'''
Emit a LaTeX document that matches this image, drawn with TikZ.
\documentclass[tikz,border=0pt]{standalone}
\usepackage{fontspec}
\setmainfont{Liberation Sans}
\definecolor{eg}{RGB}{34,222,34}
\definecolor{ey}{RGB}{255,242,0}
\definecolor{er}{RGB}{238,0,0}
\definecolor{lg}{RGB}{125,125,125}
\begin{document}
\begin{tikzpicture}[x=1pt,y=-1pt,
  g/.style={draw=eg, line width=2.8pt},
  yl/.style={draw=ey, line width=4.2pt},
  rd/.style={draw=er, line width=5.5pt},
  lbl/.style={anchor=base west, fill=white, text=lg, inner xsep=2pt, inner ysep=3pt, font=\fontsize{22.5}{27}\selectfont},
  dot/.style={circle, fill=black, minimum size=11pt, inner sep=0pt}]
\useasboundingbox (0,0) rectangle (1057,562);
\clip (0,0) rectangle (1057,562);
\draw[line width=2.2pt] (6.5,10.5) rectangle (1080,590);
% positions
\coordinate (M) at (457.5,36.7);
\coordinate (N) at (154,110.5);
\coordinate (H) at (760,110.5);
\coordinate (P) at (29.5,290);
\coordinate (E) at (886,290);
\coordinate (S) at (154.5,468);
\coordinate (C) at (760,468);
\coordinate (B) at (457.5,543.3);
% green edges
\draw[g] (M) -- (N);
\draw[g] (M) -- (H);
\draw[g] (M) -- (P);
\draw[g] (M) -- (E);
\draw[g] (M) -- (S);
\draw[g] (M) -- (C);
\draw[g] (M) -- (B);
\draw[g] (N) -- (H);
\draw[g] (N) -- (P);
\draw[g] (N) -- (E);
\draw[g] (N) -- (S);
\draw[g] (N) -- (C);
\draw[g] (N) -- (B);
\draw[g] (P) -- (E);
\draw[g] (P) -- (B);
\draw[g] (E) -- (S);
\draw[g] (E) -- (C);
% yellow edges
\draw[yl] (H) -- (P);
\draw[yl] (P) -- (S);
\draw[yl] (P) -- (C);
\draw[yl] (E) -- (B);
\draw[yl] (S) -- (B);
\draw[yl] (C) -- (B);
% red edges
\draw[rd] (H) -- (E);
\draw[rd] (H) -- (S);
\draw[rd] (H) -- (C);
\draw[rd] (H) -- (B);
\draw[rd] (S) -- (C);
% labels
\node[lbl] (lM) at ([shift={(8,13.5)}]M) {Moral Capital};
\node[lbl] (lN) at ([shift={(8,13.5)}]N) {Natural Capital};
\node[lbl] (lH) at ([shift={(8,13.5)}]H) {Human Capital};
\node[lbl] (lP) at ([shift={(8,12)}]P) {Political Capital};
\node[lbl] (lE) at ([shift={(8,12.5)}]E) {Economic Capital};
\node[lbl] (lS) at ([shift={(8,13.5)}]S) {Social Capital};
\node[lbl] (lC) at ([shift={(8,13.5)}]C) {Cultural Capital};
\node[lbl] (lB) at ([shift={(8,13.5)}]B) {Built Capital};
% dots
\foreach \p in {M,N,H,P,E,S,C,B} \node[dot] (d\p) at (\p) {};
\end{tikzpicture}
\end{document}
'''
= Description of the task =
Your task is to repeat the data exactly, with nothing left out.

= Correct response =
Emit a LaTeX document that matches this image, drawn with TikZ.
\documentclass[tikz,border=0pt]{standalone}
\usepackage{fontspec}
\setmainfont{Liberation Sans}
\definecolor{eg}{RGB}{34,222,34}
\definecolor{ey}{RGB}{255,242,0}
\definecolor{er}{RGB}{238,0,0}
\definecolor{lg}{RGB}{125,125,125}
\begin{document}
\begin{tikzpicture}[x=1pt,y=-1pt,
  g/.style={draw=eg, line width=2.8pt},
  yl/.style={draw=ey, line width=4.2pt},
  rd/.style={draw=er, line width=5.5pt},
  lbl/.style={anchor=base west, fill=white, text=lg, inner xsep=2pt, inner ysep=3pt, font=\fontsize{22.5}{27}\selectfont},
  dot/.style={circle, fill=black, minimum size=11pt, inner sep=0pt}]
\useasboundingbox (0,0) rectangle (1057,562);
\clip (0,0) rectangle (1057,562);
\draw[line width=2.2pt] (6.5,10.5) rectangle (1080,590);
% positions
\coordinate (M) at (457.5,36.7);
\coordinate (N) at (154,110.5);
\coordinate (H) at (760,110.5);
\coordinate (P) at (29.5,290);
\coordinate (E) at (886,290);
\coordinate (S) at (154.5,468);
\coordinate (C) at (760,468);
\coordinate (B) at (457.5,543.3);
% green edges
\draw[g] (M) -- (N);
\draw[g] (M) -- (H);
\draw[g] (M) -- (P);
\draw[g] (M) -- (E);
\draw[g] (M) -- (S);
\draw[g] (M) -- (C);
\draw[g] (M) -- (B);
\draw[g] (N) -- (H);
\draw[g] (N) -- (P);
\draw[g] (N) -- (E);
\draw[g] (N) -- (S);
\draw[g] (N) -- (C);
\draw[g] (N) -- (B);
\draw[g] (P) -- (E);
\draw[g] (P) -- (B);
\draw[g] (E) -- (S);
\draw[g] (E) -- (C);
% yellow edges
\draw[yl] (H) -- (P);
\draw[yl] (P) -- (S);
\draw[yl] (P) -- (C);
\draw[yl] (E) -- (B);
\draw[yl] (S) -- (B);
\draw[yl] (C) -- (B);
% red edges
\draw[rd] (H) -- (E);
\draw[rd] (H) -- (S);
\draw[rd] (H) -- (C);
\draw[rd] (H) -- (B);
\draw[rd] (S) -- (C);
% labels
\node[lbl] (lM) at ([shift={(8,13.5)}]M) {Moral Capital};
\node[lbl] (lN) at ([shift={(8,13.5)}]N) {Natural Capital};
\node[lbl] (lH) at ([shift={(8,13.5)}]H) {Human Capital};
\node[lbl] (lP) at ([shift={(8,12)}]P) {Political Capital};
\node[lbl] (lE) at ([shift={(8,12.5)}]E) {Economic Capital};
\node[lbl] (lS) at ([shift={(8,13.5)}]S) {Social Capital};
\node[lbl] (lC) at ([shift={(8,13.5)}]C) {Cultural Capital};
\node[lbl] (lB) at ([shift={(8,13.5)}]B) {Built Capital};
% dots
\foreach \p in {M,N,H,P,E,S,C,B} \node[dot] (d\p) at (\p) {};
\end{tikzpicture}
\end{document}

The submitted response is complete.